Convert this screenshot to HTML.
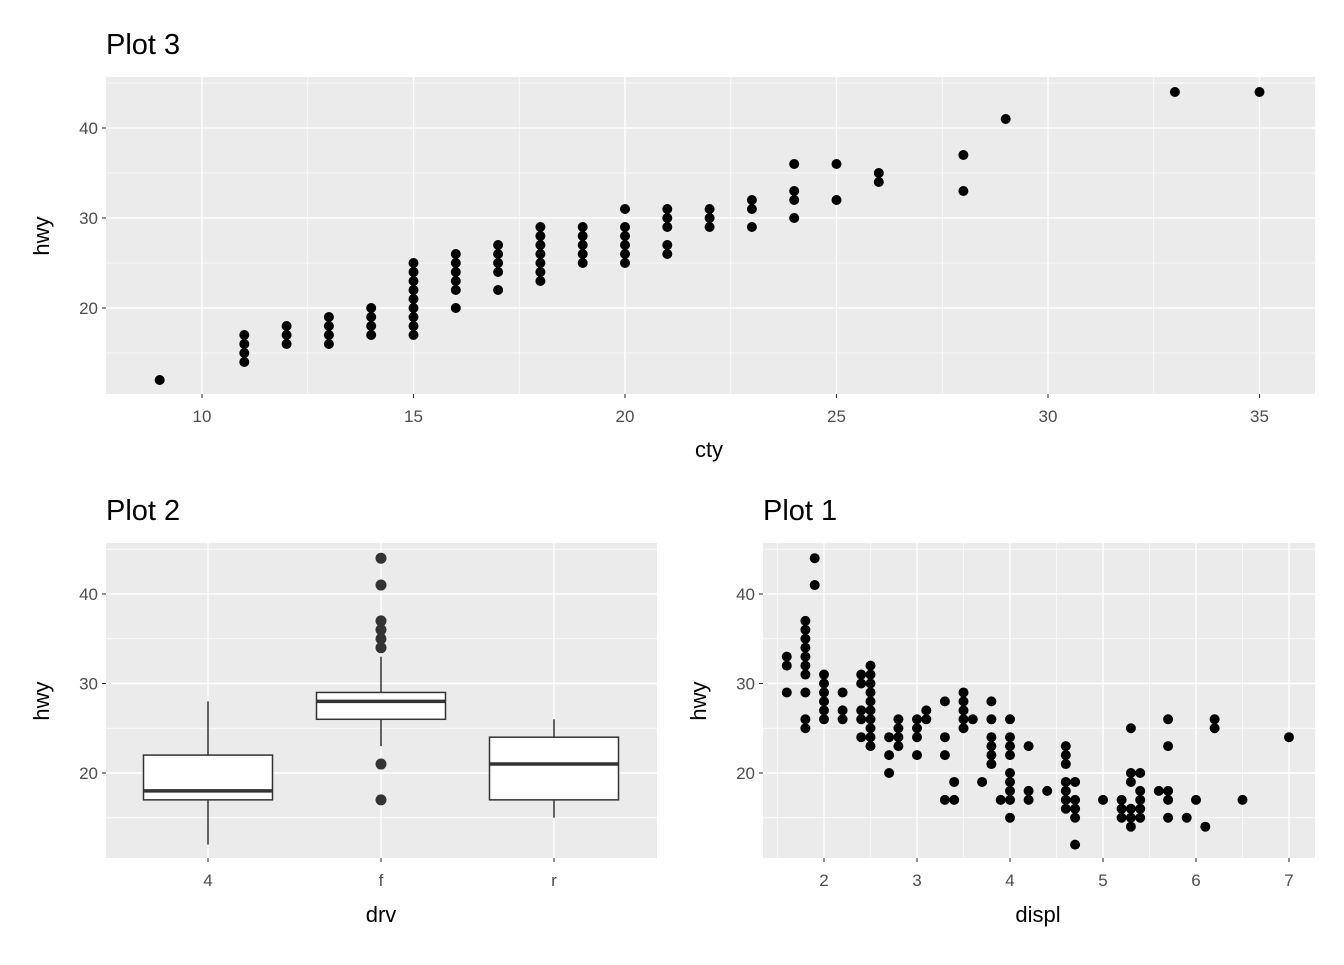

^^^^^^^^

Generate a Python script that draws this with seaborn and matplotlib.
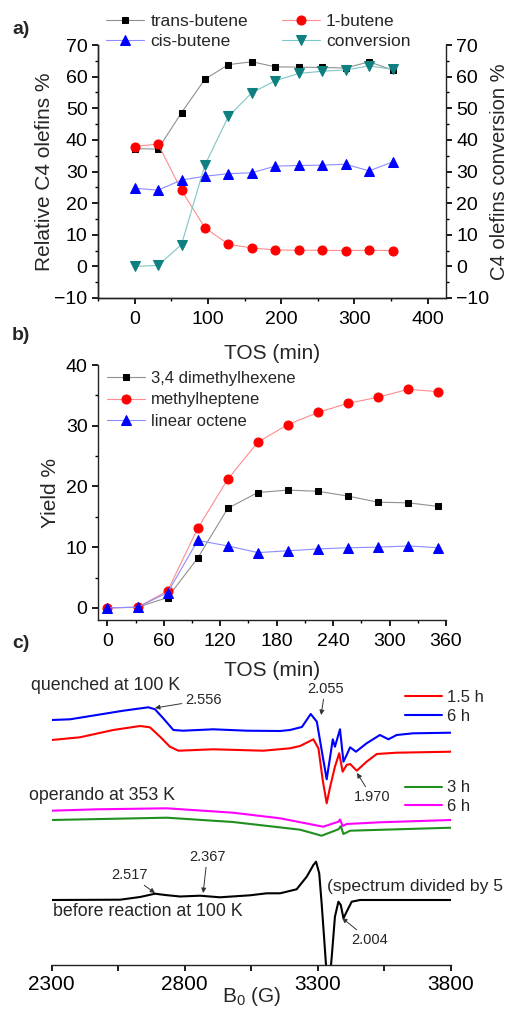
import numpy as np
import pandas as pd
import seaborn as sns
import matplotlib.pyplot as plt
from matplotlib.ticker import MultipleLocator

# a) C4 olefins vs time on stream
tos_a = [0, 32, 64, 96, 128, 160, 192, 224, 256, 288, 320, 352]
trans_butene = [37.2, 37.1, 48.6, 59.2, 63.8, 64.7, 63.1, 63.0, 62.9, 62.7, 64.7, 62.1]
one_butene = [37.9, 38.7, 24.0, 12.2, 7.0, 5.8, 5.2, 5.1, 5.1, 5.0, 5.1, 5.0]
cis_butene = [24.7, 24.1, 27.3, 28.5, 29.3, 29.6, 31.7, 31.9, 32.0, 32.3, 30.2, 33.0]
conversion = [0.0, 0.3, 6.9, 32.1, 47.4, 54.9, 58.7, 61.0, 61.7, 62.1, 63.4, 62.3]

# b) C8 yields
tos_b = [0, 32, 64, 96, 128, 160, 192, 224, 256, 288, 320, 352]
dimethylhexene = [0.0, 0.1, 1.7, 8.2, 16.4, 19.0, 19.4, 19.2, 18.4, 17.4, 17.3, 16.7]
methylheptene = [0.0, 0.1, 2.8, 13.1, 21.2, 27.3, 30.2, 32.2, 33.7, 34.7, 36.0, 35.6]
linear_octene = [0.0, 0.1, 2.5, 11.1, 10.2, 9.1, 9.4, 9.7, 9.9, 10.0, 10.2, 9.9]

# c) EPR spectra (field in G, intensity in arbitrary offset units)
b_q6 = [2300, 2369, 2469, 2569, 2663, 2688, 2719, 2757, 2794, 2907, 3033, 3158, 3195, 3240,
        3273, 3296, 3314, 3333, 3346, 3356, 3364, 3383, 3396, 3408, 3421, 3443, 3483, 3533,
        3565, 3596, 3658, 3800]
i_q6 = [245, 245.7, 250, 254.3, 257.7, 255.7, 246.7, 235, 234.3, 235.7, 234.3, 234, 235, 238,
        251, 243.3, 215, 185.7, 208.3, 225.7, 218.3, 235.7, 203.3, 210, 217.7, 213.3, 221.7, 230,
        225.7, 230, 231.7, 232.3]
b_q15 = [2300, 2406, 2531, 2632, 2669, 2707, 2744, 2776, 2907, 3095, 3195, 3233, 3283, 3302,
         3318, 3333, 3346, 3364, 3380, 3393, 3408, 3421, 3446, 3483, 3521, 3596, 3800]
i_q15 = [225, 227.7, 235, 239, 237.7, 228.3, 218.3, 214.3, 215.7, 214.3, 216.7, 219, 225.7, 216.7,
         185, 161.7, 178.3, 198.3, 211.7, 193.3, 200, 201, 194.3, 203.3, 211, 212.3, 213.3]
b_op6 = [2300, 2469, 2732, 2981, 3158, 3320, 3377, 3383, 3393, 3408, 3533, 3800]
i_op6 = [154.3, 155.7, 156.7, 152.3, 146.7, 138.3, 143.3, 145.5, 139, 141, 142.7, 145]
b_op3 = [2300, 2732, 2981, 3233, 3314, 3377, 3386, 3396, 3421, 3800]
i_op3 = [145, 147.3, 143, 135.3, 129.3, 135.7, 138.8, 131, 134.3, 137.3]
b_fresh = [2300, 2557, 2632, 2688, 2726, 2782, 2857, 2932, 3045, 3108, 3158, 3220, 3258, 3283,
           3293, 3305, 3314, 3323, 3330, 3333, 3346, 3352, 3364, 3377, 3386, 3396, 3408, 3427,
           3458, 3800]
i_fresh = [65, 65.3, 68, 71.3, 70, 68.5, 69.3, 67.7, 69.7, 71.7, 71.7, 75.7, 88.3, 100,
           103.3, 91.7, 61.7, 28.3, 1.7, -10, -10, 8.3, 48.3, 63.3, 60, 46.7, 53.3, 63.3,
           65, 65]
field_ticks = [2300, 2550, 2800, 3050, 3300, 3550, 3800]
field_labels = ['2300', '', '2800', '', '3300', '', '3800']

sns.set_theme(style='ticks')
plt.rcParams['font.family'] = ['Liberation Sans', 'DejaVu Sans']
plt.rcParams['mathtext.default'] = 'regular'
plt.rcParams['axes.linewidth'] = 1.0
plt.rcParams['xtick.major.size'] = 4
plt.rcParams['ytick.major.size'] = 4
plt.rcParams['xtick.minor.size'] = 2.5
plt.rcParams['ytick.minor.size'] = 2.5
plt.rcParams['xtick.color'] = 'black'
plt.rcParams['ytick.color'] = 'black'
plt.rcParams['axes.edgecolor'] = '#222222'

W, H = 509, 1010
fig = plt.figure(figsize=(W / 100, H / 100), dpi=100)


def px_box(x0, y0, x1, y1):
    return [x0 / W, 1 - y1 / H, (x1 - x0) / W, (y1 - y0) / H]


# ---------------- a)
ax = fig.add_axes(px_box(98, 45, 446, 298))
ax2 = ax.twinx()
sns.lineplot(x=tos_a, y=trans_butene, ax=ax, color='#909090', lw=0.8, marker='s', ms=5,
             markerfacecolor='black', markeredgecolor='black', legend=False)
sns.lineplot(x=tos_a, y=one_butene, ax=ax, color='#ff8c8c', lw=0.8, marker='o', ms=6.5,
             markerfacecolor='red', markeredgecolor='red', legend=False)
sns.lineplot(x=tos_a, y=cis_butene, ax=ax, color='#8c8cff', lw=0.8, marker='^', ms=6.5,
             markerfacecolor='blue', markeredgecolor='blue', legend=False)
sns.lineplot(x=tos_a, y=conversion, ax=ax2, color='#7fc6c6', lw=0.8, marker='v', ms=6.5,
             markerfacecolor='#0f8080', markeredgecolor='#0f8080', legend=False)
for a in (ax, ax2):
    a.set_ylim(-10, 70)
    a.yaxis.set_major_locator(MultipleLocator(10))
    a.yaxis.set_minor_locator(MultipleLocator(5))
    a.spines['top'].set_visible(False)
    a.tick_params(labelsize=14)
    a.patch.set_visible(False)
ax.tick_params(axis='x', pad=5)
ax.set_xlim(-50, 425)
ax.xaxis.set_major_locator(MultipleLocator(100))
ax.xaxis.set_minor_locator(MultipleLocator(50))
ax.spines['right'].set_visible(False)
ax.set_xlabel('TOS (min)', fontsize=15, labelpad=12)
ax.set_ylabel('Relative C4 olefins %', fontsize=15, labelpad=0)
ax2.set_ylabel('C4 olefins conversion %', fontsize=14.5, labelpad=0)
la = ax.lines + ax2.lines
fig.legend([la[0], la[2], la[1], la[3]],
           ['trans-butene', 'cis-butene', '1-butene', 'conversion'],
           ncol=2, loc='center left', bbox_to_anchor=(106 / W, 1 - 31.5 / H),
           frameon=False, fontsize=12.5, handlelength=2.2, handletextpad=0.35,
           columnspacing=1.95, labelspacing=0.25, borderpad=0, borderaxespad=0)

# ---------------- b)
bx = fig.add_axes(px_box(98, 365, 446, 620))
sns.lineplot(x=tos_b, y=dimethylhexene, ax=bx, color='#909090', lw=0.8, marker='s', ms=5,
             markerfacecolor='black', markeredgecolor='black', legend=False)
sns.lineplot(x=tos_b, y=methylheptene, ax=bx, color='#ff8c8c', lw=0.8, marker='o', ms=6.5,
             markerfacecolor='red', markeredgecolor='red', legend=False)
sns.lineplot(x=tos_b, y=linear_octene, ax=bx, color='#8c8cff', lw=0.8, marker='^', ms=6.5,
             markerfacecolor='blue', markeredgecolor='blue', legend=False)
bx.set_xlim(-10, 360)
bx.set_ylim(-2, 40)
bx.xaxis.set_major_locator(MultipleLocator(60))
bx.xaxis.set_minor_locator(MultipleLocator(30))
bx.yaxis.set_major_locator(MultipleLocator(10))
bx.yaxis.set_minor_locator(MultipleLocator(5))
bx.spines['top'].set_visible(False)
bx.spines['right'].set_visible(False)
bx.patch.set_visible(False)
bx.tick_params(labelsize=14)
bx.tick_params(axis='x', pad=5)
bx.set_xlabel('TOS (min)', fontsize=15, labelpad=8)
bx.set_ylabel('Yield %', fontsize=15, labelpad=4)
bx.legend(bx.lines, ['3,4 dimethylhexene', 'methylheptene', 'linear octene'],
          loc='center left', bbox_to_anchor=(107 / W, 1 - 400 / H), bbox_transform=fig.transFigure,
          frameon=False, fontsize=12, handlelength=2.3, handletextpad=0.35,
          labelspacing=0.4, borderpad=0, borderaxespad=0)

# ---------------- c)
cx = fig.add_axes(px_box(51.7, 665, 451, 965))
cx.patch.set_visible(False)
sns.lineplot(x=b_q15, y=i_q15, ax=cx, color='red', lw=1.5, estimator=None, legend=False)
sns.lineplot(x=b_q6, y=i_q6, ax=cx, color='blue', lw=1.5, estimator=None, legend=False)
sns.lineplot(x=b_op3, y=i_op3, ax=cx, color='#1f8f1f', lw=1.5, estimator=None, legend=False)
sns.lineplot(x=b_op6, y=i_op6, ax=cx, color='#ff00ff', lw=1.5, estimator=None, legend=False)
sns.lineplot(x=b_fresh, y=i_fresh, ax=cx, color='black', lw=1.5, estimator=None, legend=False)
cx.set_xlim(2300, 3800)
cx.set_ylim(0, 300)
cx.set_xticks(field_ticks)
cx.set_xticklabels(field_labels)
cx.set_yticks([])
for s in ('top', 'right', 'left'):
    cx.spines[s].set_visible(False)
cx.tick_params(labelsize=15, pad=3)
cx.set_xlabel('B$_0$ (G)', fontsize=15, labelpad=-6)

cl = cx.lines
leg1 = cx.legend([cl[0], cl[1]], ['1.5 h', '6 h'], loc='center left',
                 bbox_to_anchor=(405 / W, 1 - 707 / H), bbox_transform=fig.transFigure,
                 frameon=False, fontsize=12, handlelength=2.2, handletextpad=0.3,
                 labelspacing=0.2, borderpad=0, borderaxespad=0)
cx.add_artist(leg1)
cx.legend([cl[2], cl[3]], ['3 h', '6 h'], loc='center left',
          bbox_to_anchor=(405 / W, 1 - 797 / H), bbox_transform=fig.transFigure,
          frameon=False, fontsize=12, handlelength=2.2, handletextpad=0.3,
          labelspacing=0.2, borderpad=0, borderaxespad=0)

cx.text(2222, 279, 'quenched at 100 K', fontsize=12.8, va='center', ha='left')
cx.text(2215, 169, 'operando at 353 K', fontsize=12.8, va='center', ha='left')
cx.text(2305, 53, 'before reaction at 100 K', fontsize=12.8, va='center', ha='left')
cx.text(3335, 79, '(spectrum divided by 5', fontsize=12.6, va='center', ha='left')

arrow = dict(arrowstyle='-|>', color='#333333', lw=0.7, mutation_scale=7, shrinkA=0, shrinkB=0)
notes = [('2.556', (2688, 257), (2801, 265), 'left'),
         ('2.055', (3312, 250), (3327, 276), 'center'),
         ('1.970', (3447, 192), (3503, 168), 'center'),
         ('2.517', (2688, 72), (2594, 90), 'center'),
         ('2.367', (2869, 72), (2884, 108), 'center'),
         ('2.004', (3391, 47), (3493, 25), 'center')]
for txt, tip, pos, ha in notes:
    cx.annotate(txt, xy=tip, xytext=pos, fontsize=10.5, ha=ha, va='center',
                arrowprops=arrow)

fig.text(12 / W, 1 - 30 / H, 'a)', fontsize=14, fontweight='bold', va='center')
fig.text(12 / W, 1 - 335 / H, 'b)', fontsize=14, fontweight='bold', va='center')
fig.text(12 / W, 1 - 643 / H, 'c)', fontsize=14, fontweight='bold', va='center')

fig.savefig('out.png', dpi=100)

^^^^^^^^

### Goal of the exercise
Transcribe, exactly as written, the lines starting at the one with "Generate a Python" and ending at the one with "62.1, 63.4, 62.3]", and nothing more. Pictures are not part of the copy.

### Response below
Generate a Python script that draws this with seaborn and matplotlib.
import numpy as np
import pandas as pd
import seaborn as sns
import matplotlib.pyplot as plt
from matplotlib.ticker import MultipleLocator

# a) C4 olefins vs time on stream
tos_a = [0, 32, 64, 96, 128, 160, 192, 224, 256, 288, 320, 352]
trans_butene = [37.2, 37.1, 48.6, 59.2, 63.8, 64.7, 63.1, 63.0, 62.9, 62.7, 64.7, 62.1]
one_butene = [37.9, 38.7, 24.0, 12.2, 7.0, 5.8, 5.2, 5.1, 5.1, 5.0, 5.1, 5.0]
cis_butene = [24.7, 24.1, 27.3, 28.5, 29.3, 29.6, 31.7, 31.9, 32.0, 32.3, 30.2, 33.0]
conversion = [0.0, 0.3, 6.9, 32.1, 47.4, 54.9, 58.7, 61.0, 61.7, 62.1, 63.4, 62.3]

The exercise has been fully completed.